I have always tried to include an engineer or two during customer/user interviews, and I am continually reminded how valuable it is.
It imay be difficult for engineers to break away from their development projects to go on the road to visit customers, but they always make visits better. Some of the reasons for this are:
- They add credibility. I hate to admit this, but engineers often have more credibility with customers than do product managers. I don’t know why this is and would certainly like to hear your thoughts.
- It feeds their creativity. When engineers hear first hand about the problems customers face they seem to naturally start thinking about ways to solve the problem, and they often come up with great solutions.
- They ask great questions. When their minds start mulling solutions, they start thinking about trade-offs and start asking questions to help them make those trade-offs.

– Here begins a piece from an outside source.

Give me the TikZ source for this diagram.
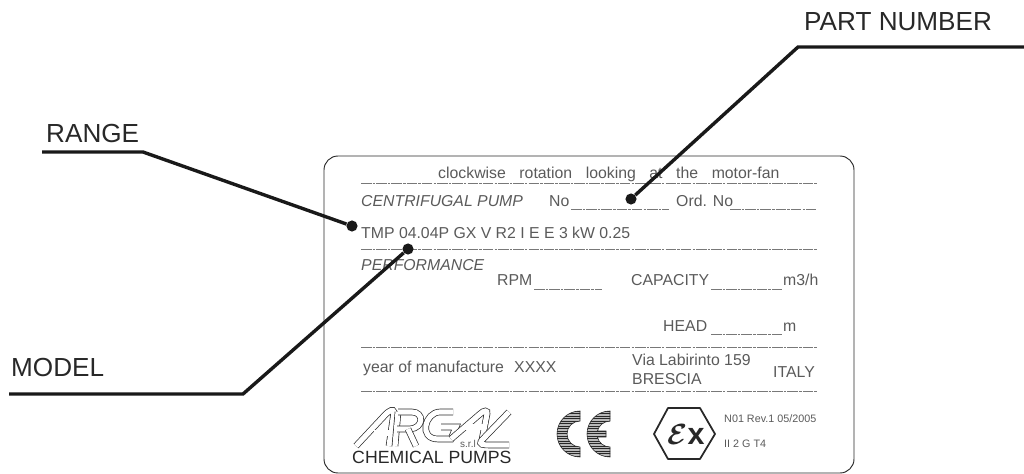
\documentclass[tikz,border=0pt]{standalone}
\usepackage{fontspec}
\setmainfont{Liberation Sans}
\usetikzlibrary{positioning, shapes.geometric}
\definecolor{platedark}{RGB}{40,40,40}
\definecolor{plategray}{RGB}{90,90,90}
\definecolor{rulegray}{RGB}{120,120,120}
\tikzset{
  plate/.style={draw=platedark, line width=0.8pt, rounded corners=0.42cm},
  callout/.style={anchor=base west, inner sep=0pt, text=platedark, font=\fontsize{22.3}{24}\selectfont},
  platetxt/.style={anchor=base west, inner sep=0pt, text=plategray, font=\fontsize{13.5}{15}\selectfont},
  platesmall/.style={anchor=base west, inner sep=0pt, text=plategray, font=\fontsize{9.2}{11}\selectfont},
  dashrule/.style={draw=rulegray, line width=0.7pt, dash pattern=on 9pt off 1pt on 2pt off 1pt},
  leader/.style={draw=black!90, line width=2.9pt},
  leaderdot/.style={circle, fill=black!90, inner sep=0pt, minimum size=9.5pt},
  logoline/.style={draw=platedark, line width=0.6pt, double=white, double distance=4.4pt},
  cepart/.style={draw=platedark, line width=0.5pt},
}
\begin{document}
\begin{tikzpicture}[x=0.03cm, y=-0.03cm]
  \useasboundingbox (0,0) rectangle (1024,474);
  \draw[plate] (324,156) rectangle (854,473);

  % ruled lines of the plate
  \draw[dashrule] (361,183) -- (817,183);
  \draw[dashrule] (361,249) -- (817,249);
  \draw[dashrule] (361,347) -- (817,347);
  \draw[dashrule] (361,391) -- (817,391);
  \draw[dashrule] (571,209) -- (669,209);
  \draw[dashrule] (730,209) -- (816,209);
  \draw[dashrule] (534,289) -- (602,289);
  \draw[dashrule] (711,289) -- (782,289);
  \draw[dashrule] (711,334) -- (782,334);

  % plate texts
  \node[platetxt] (rotation) at (438,178) {clockwise\hspace{0.58em} rotation\hspace{0.58em} looking\hspace{0.58em} at\hspace{0.58em} the\hspace{0.58em} motor-fan};
  \node[platetxt, font=\fontsize{13.5}{15}\selectfont\itshape] (pump) at (361,206) {CENTRIFUGAL PUMP};
  \node[platetxt] (no) at (549,206) {No};
  \node[platetxt] (ord) at (676,206) {Ord. No};
  \node[platetxt] (code) at (361,238) {TMP 04.04P GX V R2 I E E 3 kW 0.25};
  \node[platetxt, font=\fontsize{13.5}{15}\selectfont\itshape] (perf) at (361,270) {PERFORMANCE};
  \node[platetxt] (rpm) at (497,285) {RPM};
  \node[platetxt] (capacity) at (631,285) {CAPACITY};
  \node[platetxt] (m3h) at (783,285) {m3/h};
  \node[platetxt] (head) at (663,331) {HEAD};
  \node[platetxt] (metre) at (783,331) {m};
  \node[platetxt] (year) at (363,372) {year of manufacture};
  \node[platetxt] (xxxx) at (514,372) {XXXX};
  \node[platetxt] (via) at (632,365) {Via Labirinto 159};
  \node[platetxt] (brescia) at (632,384) {BRESCIA};
  \node[platetxt] (italy) at (773,377) {ITALY};
  \node[platesmall] (rev) at (724,422) {N01 Rev.1 05/2005};
  \node[platesmall] (atex) at (724,447) {II 2 G T4};

  % logo
  \draw[logoline] (356,446) -- (385,415) .. controls (390,410) and (393,409) .. (394,412) -- (389,446);
  \draw[logoline] (374,433) -- (389,433);
  \draw[logoline] (398,412) -- (395,446);
  \draw[logoline] (398,412) -- (412,412) .. controls (424,412) and (424,428) .. (410,429) -- (397,429);
  \draw[logoline] (408,429) -- (416,446);
  \draw[logoline] (453,412) -- (440,412) .. controls (425,412) and (418,439) .. (438,439) -- (451,439) -- (456,427) -- (441,427);
  \draw[logoline] (451,439) -- (480,414) .. controls (484,410) and (488,410) .. (487,414) -- (482,440);
  \draw[logoline] (465,427) -- (484,427);
  \draw[logoline] (509,412) -- (482,440) .. controls (478,445) and (484,445) .. (490,445) -- (509,445);
  \node[platesmall, font=\fontsize{8.5}{9}\selectfont] (srl) at (460,447) {s.r.l};
  \node[platetxt, font=\fontsize{15.1}{17}\selectfont, text=platedark] (chemical) at (352,463) {CHEMICAL PUMPS};

  % CE mark
  \begin{scope}
    \clip (580,411) arc[start angle=270, end angle=90, radius=23] -- (580,447) arc[start angle=90, end angle=270, radius=13] -- cycle;
    \fill[gray!55] (550,405) rectangle (585,460);
    \foreach \hy in {411,413.5,...,459} \draw[platedark, line width=0.4pt] (550,\hy) -- (585,\hy);
  \end{scope}
  \draw[cepart] (580,411) arc[start angle=270, end angle=90, radius=23] -- (580,447) arc[start angle=90, end angle=270, radius=13] -- cycle;
  \begin{scope}
    \clip (610,411) arc[start angle=270, end angle=90, radius=23] -- (610,447) arc[start angle=90, end angle=166, radius=13] -- (606,437) -- (606,431) -- (597.4,431) arc[start angle=194, end angle=270, radius=13] -- cycle;
    \fill[gray!55] (580,405) rectangle (615,460);
    \foreach \hy in {411,413.5,...,459} \draw[platedark, line width=0.4pt] (580,\hy) -- (615,\hy);
  \end{scope}
  \draw[cepart] (610,411) arc[start angle=270, end angle=90, radius=23] -- (610,447) arc[start angle=90, end angle=166, radius=13] -- (606,437) -- (606,431) -- (597.4,431) arc[start angle=194, end angle=270, radius=13] -- cycle;

  % Ex mark
  \draw[platedark, line width=1.5pt, line join=round] (668,408) -- (700,408) -- (715,434) -- (700,459) -- (668,459) -- (654,434) -- cycle;
  \node[inner sep=0pt, text=platedark, font=\fontsize{26}{28}\selectfont\bfseries\mathversion{bold}] (exmark) at (686,434) {$\mathcal{E}$x};

  % callouts
  \node[callout] (range) at (46,142) {RANGE};
  \node[callout] (model) at (11,376) {MODEL};
  \node[callout] (partno) at (804,30) {PART NUMBER};
  \coordinate (rangestart) at (42,152);
  \coordinate (rangeknee) at (143,152);
  \coordinate (modelstart) at (9,394);
  \coordinate (modelknee) at (243,394);
  \coordinate (partstart) at (1024,47);
  \coordinate (partknee) at (798,47);
  \node[leaderdot] (rangedot) at (352,226) {};
  \node[leaderdot] (modeldot) at (408,249) {};
  \node[leaderdot] (partdot) at (631,199) {};
  \draw[leader] (rangestart) -- (rangeknee) -- (rangedot);
  \draw[leader] (modelstart) -- (modelknee) -- (modeldot);
  \draw[leader] (partstart) -- (partknee) -- (partdot);
\end{tikzpicture}
\end{document}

- It puts engineering and product management on the same page. When everyone hears multiple customers rank a problem at the top of the list, product management doesn’t need to speed much time convincing engineering.

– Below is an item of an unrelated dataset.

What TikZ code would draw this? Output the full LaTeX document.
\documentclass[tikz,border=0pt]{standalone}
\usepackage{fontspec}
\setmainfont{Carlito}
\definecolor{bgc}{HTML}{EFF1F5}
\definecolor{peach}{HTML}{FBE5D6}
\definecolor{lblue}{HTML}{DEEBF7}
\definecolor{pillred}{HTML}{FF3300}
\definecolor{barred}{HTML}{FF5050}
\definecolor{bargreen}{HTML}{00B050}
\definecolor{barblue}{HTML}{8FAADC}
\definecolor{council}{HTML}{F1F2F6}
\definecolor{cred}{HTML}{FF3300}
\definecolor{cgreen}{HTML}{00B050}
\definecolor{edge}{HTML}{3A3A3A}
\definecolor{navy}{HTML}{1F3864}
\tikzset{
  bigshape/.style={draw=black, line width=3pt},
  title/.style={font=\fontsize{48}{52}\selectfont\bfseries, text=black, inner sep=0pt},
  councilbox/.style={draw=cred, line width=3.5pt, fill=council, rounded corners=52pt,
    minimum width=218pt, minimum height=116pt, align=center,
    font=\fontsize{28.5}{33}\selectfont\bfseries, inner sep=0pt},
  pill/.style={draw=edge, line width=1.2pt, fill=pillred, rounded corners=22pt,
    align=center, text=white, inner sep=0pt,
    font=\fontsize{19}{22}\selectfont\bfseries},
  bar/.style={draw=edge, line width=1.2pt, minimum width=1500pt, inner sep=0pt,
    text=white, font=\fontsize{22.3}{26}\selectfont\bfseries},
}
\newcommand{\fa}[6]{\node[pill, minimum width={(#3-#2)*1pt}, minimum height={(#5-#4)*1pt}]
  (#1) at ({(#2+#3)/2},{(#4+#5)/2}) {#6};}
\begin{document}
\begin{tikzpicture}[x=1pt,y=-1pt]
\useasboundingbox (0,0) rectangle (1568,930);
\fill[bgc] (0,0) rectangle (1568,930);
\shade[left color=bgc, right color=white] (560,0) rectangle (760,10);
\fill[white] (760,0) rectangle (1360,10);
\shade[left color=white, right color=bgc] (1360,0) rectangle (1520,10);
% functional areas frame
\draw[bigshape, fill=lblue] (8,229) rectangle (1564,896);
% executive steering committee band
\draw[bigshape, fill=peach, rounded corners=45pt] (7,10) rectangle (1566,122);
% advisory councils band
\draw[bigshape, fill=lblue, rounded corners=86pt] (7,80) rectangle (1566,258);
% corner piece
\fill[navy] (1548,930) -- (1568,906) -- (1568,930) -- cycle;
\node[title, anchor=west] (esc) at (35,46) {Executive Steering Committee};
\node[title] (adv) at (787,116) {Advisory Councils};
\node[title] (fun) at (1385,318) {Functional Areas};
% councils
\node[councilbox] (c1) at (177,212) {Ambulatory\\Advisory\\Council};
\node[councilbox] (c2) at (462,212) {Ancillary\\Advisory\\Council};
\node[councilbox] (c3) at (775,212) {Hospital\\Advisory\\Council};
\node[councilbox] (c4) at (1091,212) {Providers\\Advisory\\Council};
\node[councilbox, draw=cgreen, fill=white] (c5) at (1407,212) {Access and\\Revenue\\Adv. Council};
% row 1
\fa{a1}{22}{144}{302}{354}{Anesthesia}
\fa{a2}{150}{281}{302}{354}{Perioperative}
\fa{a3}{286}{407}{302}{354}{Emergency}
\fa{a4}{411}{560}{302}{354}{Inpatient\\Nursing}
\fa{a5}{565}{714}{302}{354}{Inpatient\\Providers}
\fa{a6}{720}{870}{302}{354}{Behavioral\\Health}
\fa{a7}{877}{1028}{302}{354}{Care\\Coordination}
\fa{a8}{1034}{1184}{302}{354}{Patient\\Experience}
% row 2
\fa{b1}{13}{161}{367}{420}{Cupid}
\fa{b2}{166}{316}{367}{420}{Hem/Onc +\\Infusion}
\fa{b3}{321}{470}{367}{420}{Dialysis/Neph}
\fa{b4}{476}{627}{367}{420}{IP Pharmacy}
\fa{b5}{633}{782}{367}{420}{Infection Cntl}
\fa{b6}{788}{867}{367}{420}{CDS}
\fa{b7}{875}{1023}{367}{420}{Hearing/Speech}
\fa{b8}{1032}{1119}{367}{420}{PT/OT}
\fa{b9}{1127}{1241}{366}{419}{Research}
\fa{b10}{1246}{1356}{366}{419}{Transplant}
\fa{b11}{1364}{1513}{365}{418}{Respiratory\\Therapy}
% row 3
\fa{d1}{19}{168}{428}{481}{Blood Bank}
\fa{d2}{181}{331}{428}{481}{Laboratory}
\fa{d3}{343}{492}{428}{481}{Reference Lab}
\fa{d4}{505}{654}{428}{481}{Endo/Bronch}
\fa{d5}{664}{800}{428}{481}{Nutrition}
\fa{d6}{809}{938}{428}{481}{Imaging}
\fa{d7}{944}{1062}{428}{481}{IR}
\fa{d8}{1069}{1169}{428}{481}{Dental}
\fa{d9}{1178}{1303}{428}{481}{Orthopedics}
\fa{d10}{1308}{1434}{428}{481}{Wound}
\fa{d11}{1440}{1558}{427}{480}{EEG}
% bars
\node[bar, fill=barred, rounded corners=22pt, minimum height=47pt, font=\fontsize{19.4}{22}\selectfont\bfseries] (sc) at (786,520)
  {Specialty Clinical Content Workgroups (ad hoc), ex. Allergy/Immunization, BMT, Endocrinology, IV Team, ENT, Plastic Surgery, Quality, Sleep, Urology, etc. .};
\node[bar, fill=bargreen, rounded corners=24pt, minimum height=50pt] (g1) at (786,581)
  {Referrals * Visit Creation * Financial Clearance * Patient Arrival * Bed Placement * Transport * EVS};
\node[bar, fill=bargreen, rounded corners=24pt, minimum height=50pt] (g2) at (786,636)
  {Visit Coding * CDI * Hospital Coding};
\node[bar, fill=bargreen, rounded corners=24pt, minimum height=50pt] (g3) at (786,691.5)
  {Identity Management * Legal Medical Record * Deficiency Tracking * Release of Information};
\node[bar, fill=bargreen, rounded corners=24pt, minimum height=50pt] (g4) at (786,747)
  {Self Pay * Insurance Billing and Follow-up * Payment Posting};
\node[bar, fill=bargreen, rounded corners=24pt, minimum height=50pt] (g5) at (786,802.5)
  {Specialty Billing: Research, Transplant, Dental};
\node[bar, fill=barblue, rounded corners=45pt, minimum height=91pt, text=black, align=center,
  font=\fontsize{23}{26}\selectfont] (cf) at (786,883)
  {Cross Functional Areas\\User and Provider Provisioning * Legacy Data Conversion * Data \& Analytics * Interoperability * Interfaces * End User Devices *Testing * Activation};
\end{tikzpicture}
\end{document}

- It increases “buy in”. I remember a time when I tried to get a “nice to have” feature in one of our products, but the feature was always bumped by “must haves”. After hearing a customer ask for it during a customer visit, the engineering developed it on his own weekend time.
- They become internal sales people. After visiting customers an engineer naturally helps persuade the other engineers about the value of specific features.

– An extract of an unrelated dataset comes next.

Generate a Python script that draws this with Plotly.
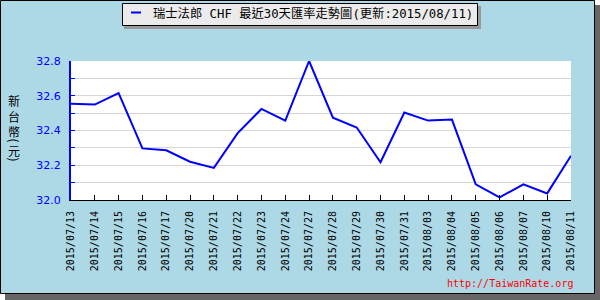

In my last post, I describe our ongoing advisory team meetings. We had several engineers at each meeting, and I reconfirmed my conviction that engineers are mandatory during customer interviews. The teamwork is still paying off.
I only remember one time when it was more trouble than it was worth, and that was only because they engineer thought it was OK to go on a five day trip to the southwest during the summer without a change of clothes. That trip stunk.